Changes in how the most widely used credit score in the U.S. is tallied reportedly will likely make it harder for many Americans to get loans.
Credit-scoring company Fair Isaac Corp. is making changes that will create a bigger gap between consumers deemed to be good and bad credit risks, the Wall Street Journal said.
Fair Isaac, creator of FICO scores, will start scoring consumers with rising debt levels and those who fall behind on loan payments more harshly. It will also flag certain consumers who sign up for personal loans, a category of unsecured debt that has surged in recent years, WSJ.com reported.
The changes will create a bigger gap between consumers deemed to be good and bad credit risks, the company told WSJ.com.

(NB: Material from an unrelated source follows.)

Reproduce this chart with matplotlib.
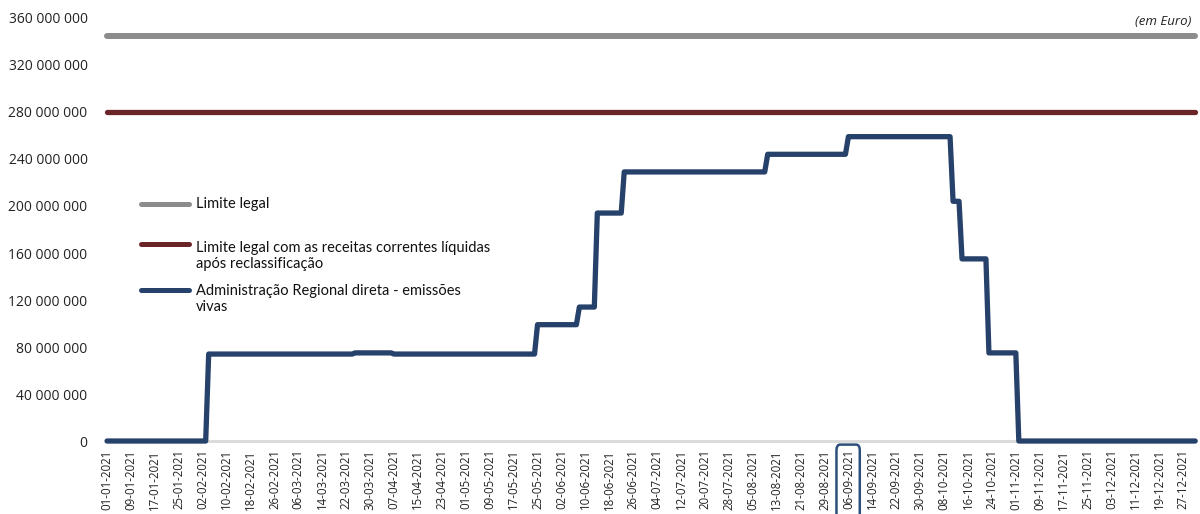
import numpy as np
import pandas as pd
import matplotlib.pyplot as plt
import matplotlib.dates as mdates
import matplotlib.transforms as mtransforms
from matplotlib.patches import FancyBboxPatch
from matplotlib.ticker import FuncFormatter

plt.rcParams['font.family'] = ['Open Sans', 'DejaVu Sans']

# Daily calendar for the year
days = pd.date_range('2021-01-01', '2021-12-31', freq='D')

# Legal limits (euro)
limite_legal = 345_000_000
limite_reclass = 280_000_000

# Outstanding regional issues: dates where the stock changes and the new value
change_dates = ['2021-01-01', '2021-02-04', '2021-03-25', '2021-04-07',
                '2021-05-25', '2021-06-08', '2021-06-14', '2021-06-23',
                '2021-08-10', '2021-09-06', '2021-10-11', '2021-10-14',
                '2021-10-23', '2021-11-02']
change_values = [0, 74_000_000, 75_000_000, 74_000_000,
                 99_000_000, 114_000_000, 194_000_000, 229_000_000,
                 244_000_000, 259_000_000, 204_000_000, 155_000_000,
                 75_000_000, 0]

labels = ['Limite legal',
          'Limite legal com as receitas correntes líquidas\napós reclassificação',
          'Administração Regional direta - emissões\nvivas']
colors = ['#8c8c8c', '#6b2427', '#26416a']

emissoes = (pd.Series(change_values, index=pd.to_datetime(change_dates))
            .reindex(days).ffill())

fig = plt.figure(figsize=(12, 5.14), dpi=100)
ax = fig.add_axes([0.0892, 0.142, 0.9068, 0.823])

lw = 3.8
ax.plot(days, np.full(len(days), limite_legal), color=colors[0], lw=4.3,
        solid_capstyle='round', clip_on=False)
ax.plot(days, np.full(len(days), limite_reclass), color=colors[1], lw=lw,
        solid_capstyle='round', clip_on=False)
ax.plot(days, emissoes.values, color=colors[2], lw=lw,
        solid_capstyle='round', solid_joinstyle='round', clip_on=False, zorder=3)

ax.set_xlim(days[0], days[-1])
ax.set_ylim(0, 360_000_000)
ax.set_yticks(np.arange(0, 360_000_001, 40_000_000))
ax.yaxis.set_major_formatter(FuncFormatter(lambda v, p: f'{int(v):,}'.replace(',', ' ')))

xticks = days[::8]
ax.set_xticks(xticks)
ax.set_xticklabels([d.strftime('%d-%m-%Y') for d in xticks], rotation=90, fontsize=8.3)
ax.tick_params(axis='x', length=0, pad=6, colors='#222222')
ax.tick_params(axis='y', length=0, pad=14, labelsize=10, colors='#222222')

for s in ['top', 'right', 'left']:
    ax.spines[s].set_visible(False)
ax.spines['bottom'].set_color('#d9d9d9')
ax.spines['bottom'].set_linewidth(2)

# Legend drawn by hand: (line y, text y) in axes fraction
leg_rows = [(0.560, 0.560), (0.466, 0.438), (0.357, 0.335)]
for (ly, ty), lab, c in zip(leg_rows, labels, colors):
    ax.plot([0.031, 0.075], [ly, ly], transform=ax.transAxes, color=c, lw=3.6,
            solid_capstyle='round', clip_on=False)
    ax.text(0.082, ty, lab, transform=ax.transAxes, fontsize=10.5, va='center',
            ha='left', linespacing=1.15, color='#111111', family=['Lato', 'DejaVu Sans'])

fig.text(0.993, 0.958, '(em Euro)', ha='right', va='center', style='italic',
         fontsize=9.5, color='#222222')

# Highlight box around one date label
trans = mtransforms.blended_transform_factory(ax.transData, fig.transFigure)
x0 = mdates.date2num(pd.Timestamp('2021-09-02'))
box = FancyBboxPatch((x0, -0.02), 7.8, 0.155, transform=trans,
                     boxstyle='round,pad=0,rounding_size=1.2',
                     fill=False, edgecolor='#2e4f7a', lw=1.8, clip_on=False,
                     mutation_aspect=0.01)
fig.add_artist(box)

fig.savefig('out.png', dpi=100)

"Consumers with already-high FICO scores of about 680 or higher who continue to manage loans well will likely get a higher score than under previous FICO versions. Those with already-low scores below 600 who continue to miss payments or accumulate other black marks will experience bigger score declines than under previous models," the Journal explained.

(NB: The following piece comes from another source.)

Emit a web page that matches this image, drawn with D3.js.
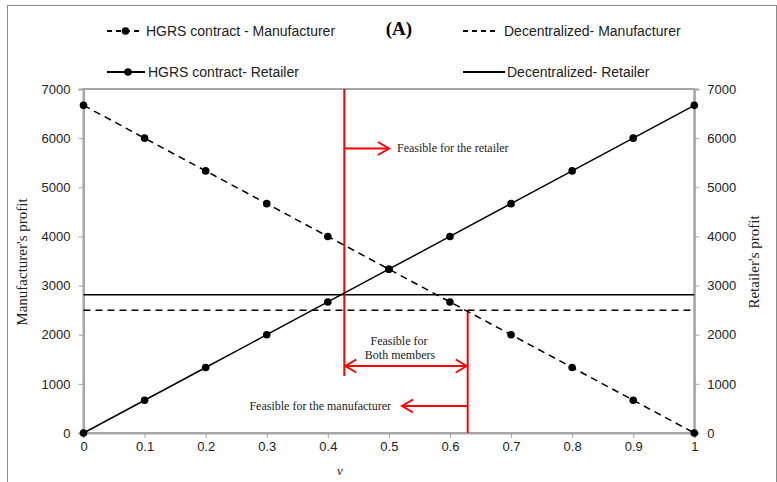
<!DOCTYPE html>
<html><head><meta charset="utf-8">
<script src="https://cdn.jsdelivr.net/npm/d3@7"></script>
<style>
body{margin:0;background:#fff;}
svg{display:block;}
.tick text{font-family:"Liberation Sans Narrow","Arial Narrow","Liberation Sans",sans-serif;font-size:13px;fill:#222;}
</style></head><body>
<svg id="c" width="777" height="482"></svg>
<script>
// ---- data ----
const vValues = [0,0.1,0.2,0.3,0.4,0.5,0.6,0.7,0.8,0.9,1];
const hgrsManufacturer = [6667,6000,5333,4667,4000,3333,2667,2000,1333,667,0];
const hgrsRetailer = [0,667,1333,2000,2667,3333,4000,4667,5333,6000,6667];
const decentralizedManufacturer = 2500;
const decentralizedRetailer = 2815;
const xTicks = [0,0.1,0.2,0.3,0.4,0.5,0.6,0.7,0.8,0.9,1];
const yTicks = [0,1000,2000,3000,4000,5000,6000,7000];
const vRetailerFeasible = 0.427;   // left red boundary
const vManufacturerFeasible = 0.629; // right red boundary

const svg = d3.select("#c");
const L=83.5, R=694.3, T=89, B=433;
const x = d3.scaleLinear().domain([0,1]).range([L,R]);
const y = d3.scaleLinear().domain([0,7000]).range([B,T]);

// outer frame
svg.append("rect").attr("x",7.5).attr("y",5.5).attr("width",769).attr("height",490)
  .attr("fill","none").attr("stroke","#8c8c8c").attr("stroke-width",1);

const gray="#a6a6a6";
// plot area border
svg.append("rect").attr("x",L).attr("y",T).attr("width",R-L).attr("height",B-T)
  .attr("fill","none").attr("stroke",gray).attr("stroke-width",2);

// axes
const ax = svg.append("g").attr("transform",`translate(0,${B})`)
  .call(d3.axisBottom(x).tickValues(xTicks).tickFormat(d=>d3.format("")(d)).tickSize(5).tickPadding(4));
const ayL = svg.append("g").attr("transform",`translate(${L},0)`)
  .call(d3.axisLeft(y).tickValues(yTicks).tickSize(5).tickPadding(8).tickFormat(d3.format("d")));
const ayR = svg.append("g").attr("transform",`translate(${R},0)`)
  .call(d3.axisRight(y).tickValues(yTicks).tickSize(5).tickPadding(8).tickFormat(d3.format("d")));
[ax,ayL,ayR].forEach(g=>{
  g.select(".domain").attr("stroke",gray).attr("stroke-width",2);
  g.selectAll(".tick line").attr("stroke",gray).attr("stroke-width",1);
});

// decentralized lines
svg.append("line").attr("x1",L).attr("x2",R).attr("y1",y(decentralizedRetailer)).attr("y2",y(decentralizedRetailer))
  .attr("stroke","#000").attr("stroke-width",1.5);
svg.append("line").attr("x1",L).attr("x2",R).attr("y1",y(decentralizedManufacturer)).attr("y2",y(decentralizedManufacturer))
  .attr("stroke","#000").attr("stroke-width",1.5).attr("stroke-dasharray","7,5");

// red annotations
const red="#ff0000";
const ann = svg.append("g").attr("stroke",red).attr("stroke-width",2).attr("fill","none");
const x1=x(vRetailerFeasible), x2=x(vManufacturerFeasible);
ann.append("line").attr("x1",x1).attr("x2",x1).attr("y1",T).attr("y2",376);
ann.append("line").attr("x1",x2).attr("x2",x2).attr("y1",y(decentralizedManufacturer)).attr("y2",B);
function arrowHead(tx,ty,dir){ // dir: +1 points right, -1 points left
  ann.append("path").attr("d",`M${tx-dir*11},${ty-6.5}L${tx},${ty}L${tx-dir*11},${ty+6.5}`);
}
// retailer arrow
ann.append("line").attr("x1",x1).attr("x2",389).attr("y1",148.5).attr("y2",148.5);
arrowHead(389,148.5,1);
// both members double arrow
ann.append("line").attr("x1",x1).attr("x2",x2).attr("y1",366).attr("y2",366);
arrowHead(x1+1,366,-1); arrowHead(x2-1,366,1);
// manufacturer arrow
ann.append("line").attr("x1",x2).attr("x2",402).attr("y1",406).attr("y2",406);
arrowHead(402,406,-1);

const serif='"Liberation Serif","Times New Roman",serif';
svg.append("text").attr("x",397).attr("y",152).attr("font-family",serif).attr("font-size",12).attr("fill","#222").text("Feasible for the retailer");
svg.append("text").attr("x",399).attr("y",345).attr("text-anchor","middle").attr("font-family",serif).attr("font-size",12).attr("fill","#222").text("Feasible for");
svg.append("text").attr("x",400).attr("y",359).attr("text-anchor","middle").attr("font-family",serif).attr("font-size",12).attr("fill","#222").text("Both members");
svg.append("text").attr("x",391).attr("y",410).attr("text-anchor","end").attr("font-family",serif).attr("font-size",12).attr("fill","#222").text("Feasible for the manufacturer");

// HGRS lines
const line = d3.line().x((d,i)=>x(vValues[i])).y(d=>y(d));
svg.append("path").attr("d",line(hgrsManufacturer)).attr("fill","none").attr("stroke","#000")
  .attr("stroke-width",1.5).attr("stroke-dasharray","7,5");
svg.append("path").attr("d",line(hgrsRetailer)).attr("fill","none").attr("stroke","#000").attr("stroke-width",1.5);
[hgrsManufacturer,hgrsRetailer].forEach(s=>{
  svg.append("g").selectAll("circle").data(s).join("circle")
    .attr("cx",(d,i)=>x(vValues[i])).attr("cy",d=>y(d)).attr("r",3.8).attr("fill","#000");
});

// axis titles
svg.append("text").attr("transform","translate(27,262) rotate(-90)").attr("text-anchor","middle")
  .attr("font-family",serif).attr("font-size",15).attr("fill","#222").text("Manufacturer's profit");
svg.append("text").attr("transform","translate(759,262) rotate(-90)").attr("text-anchor","middle")
  .attr("font-family",serif).attr("font-size",15).attr("fill","#222").text("Retailer's profit");
svg.append("text").attr("x",340).attr("y",475).attr("text-anchor","middle").attr("font-family",serif)
  .attr("font-style","italic").attr("font-size",13).attr("fill","#222").text("v");

// legend
const lf='"Liberation Sans Narrow","Arial Narrow","Liberation Sans",sans-serif';
const leg = [
  {x1:107,x2:140,y:31,dash:"5,4",marker:true,label:"HGRS contract - Manufacturer",tx:146},
  {x1:463,x2:495,y:31,dash:"5,4",marker:false,label:"Decentralized- Manufacturer",tx:504},
  {x1:107,x2:145,y:72,dash:null,marker:true,label:"HGRS contract- Retailer",tx:148},
  {x1:463,x2:505,y:72,dash:null,marker:false,label:"Decentralized- Retailer",tx:507}
];
leg.forEach(d=>{
  svg.append("line").attr("x1",d.x1).attr("x2",d.x2).attr("y1",d.y).attr("y2",d.y)
    .attr("stroke","#000").attr("stroke-width",1.8).attr("stroke-dasharray",d.dash);
  if(d.marker) svg.append("circle").attr("cx",(d.x1+d.x2)/2+2).attr("cy",d.y).attr("r",3.8).attr("fill","#000");
  svg.append("text").attr("x",d.tx).attr("y",d.y+5).attr("font-family",lf).attr("font-size",14).attr("fill","#222").text(d.label);
});
svg.append("text").attr("x",399).attr("y",35).attr("text-anchor","middle").attr("font-family",serif)
  .attr("font-weight","bold").attr("font-size",19).attr("fill","#000").text("(A)");
</script>
</body></html>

Meanwhile, Wall Street banks and regional lenders could see an increase in the $250 billion they have to spend annually to meet U.S. requirements for doing business in lower-income communities as regulators prepare to overhaul the Community Reinvestment Act.

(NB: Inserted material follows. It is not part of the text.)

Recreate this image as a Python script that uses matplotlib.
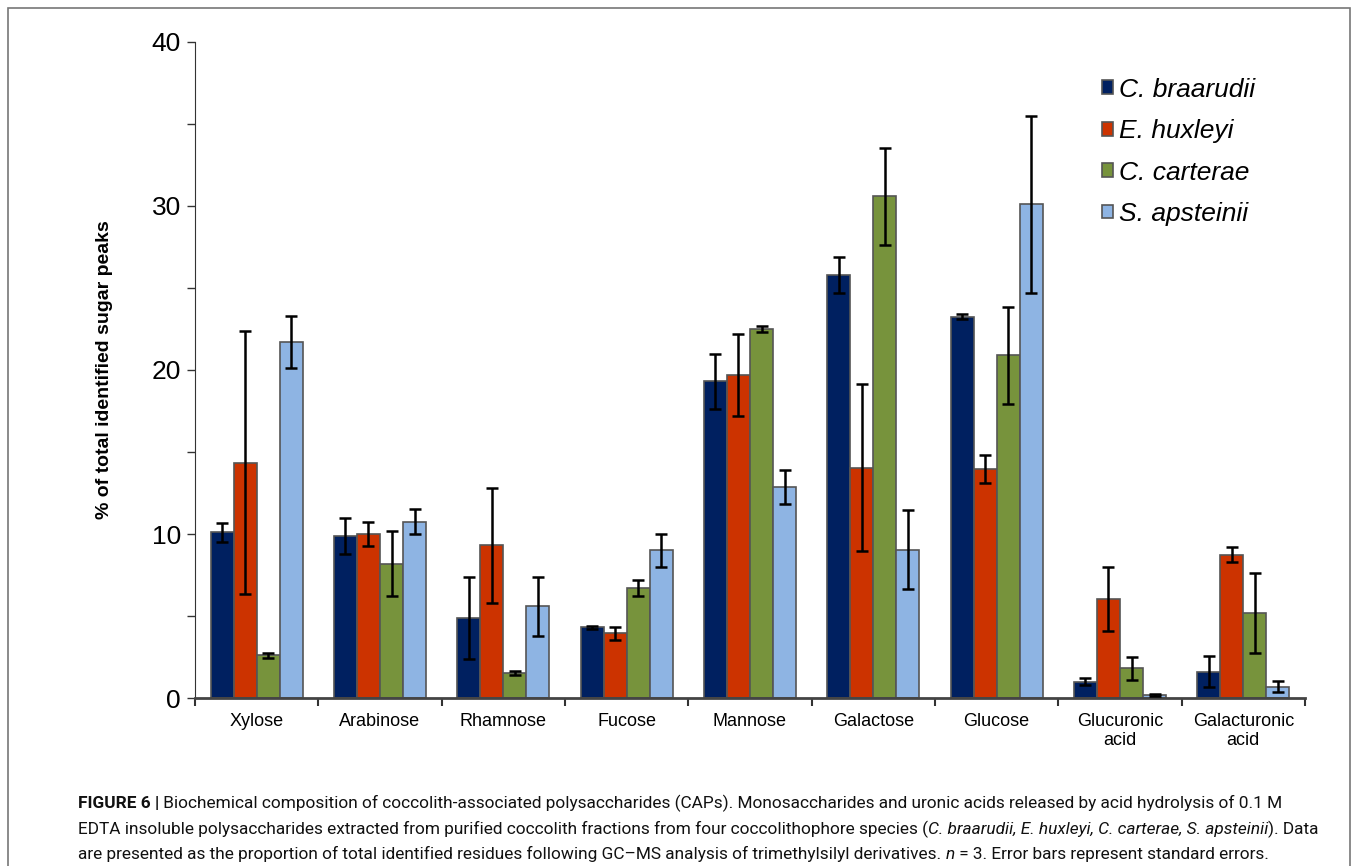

The changes proposed last month by the Office of the Comptroller of the Currency and Federal Deposit Insurance Corp. would boost demand for lending by big banks, the regulators say, but they also would get pre-approved lists of qualifying activities that could eliminate a lot of the guesswork that is currently required, Bloomberg reported.
“The larger banks should welcome this, and it should allow them to do more in the communities in which they operate,” said OCC chief Joseph Otting, a former banker who has made rewriting CRA his top agenda item at the agency.
The 1977 law, meant to encourage lenders to extend credit in lower-income areas, hasn’t been updated since the rise of the internet and online banking. Banks are graded on how well they’re meeting expectations, and those scores are considered by regulators when lenders seek to open new branches or make acquisitions.